In this book, based on his 2012 Adorno Lectures given in Frankfurt, Wolfgang Streeck places the crisis in the context of the long neoliberal transformation of postwar capitalism that began in the 1970s. He analyses the subsequent tensions and conflicts involving states, governments, voters and capitalist interests, as expressed in inflation, public debt, and rising private indebtedness. Streeck traces the transformation of the tax state into a debt state, and from there into the consolidation state of today. At the centre of the analysis is the changing relationship between capitalism and democracy, in Europe and elsewhere, and the advancing immunization of the former against the latter.

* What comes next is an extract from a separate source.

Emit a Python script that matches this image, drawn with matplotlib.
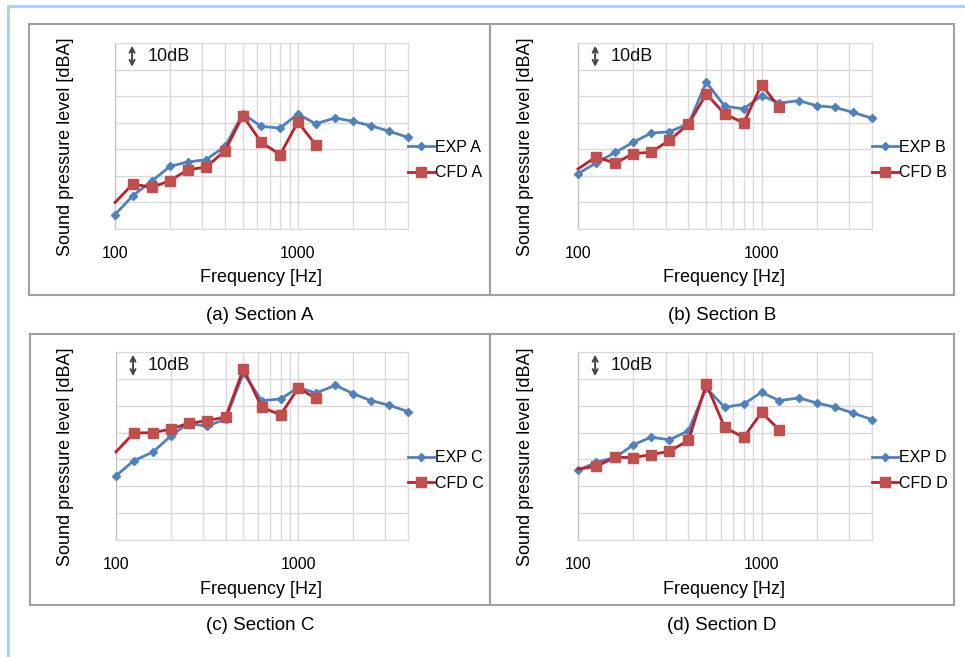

In this new edition, Streeck has added a substantial postface on the reception of the book and the unfolding of the crisis in the Eurozone since 2014.
About the author
Wolfgang Streeck is a Senior Research Associate and Emeritus Director at the Max Planck Institute for the Study of Societies in Cologne. He is a Member of the Berlin Brandenburg Academy of Sciences, a Corresponding Fellow of the British Academy and an Honorary Member of the Society for the Advancement of Socio-Economics (SASE).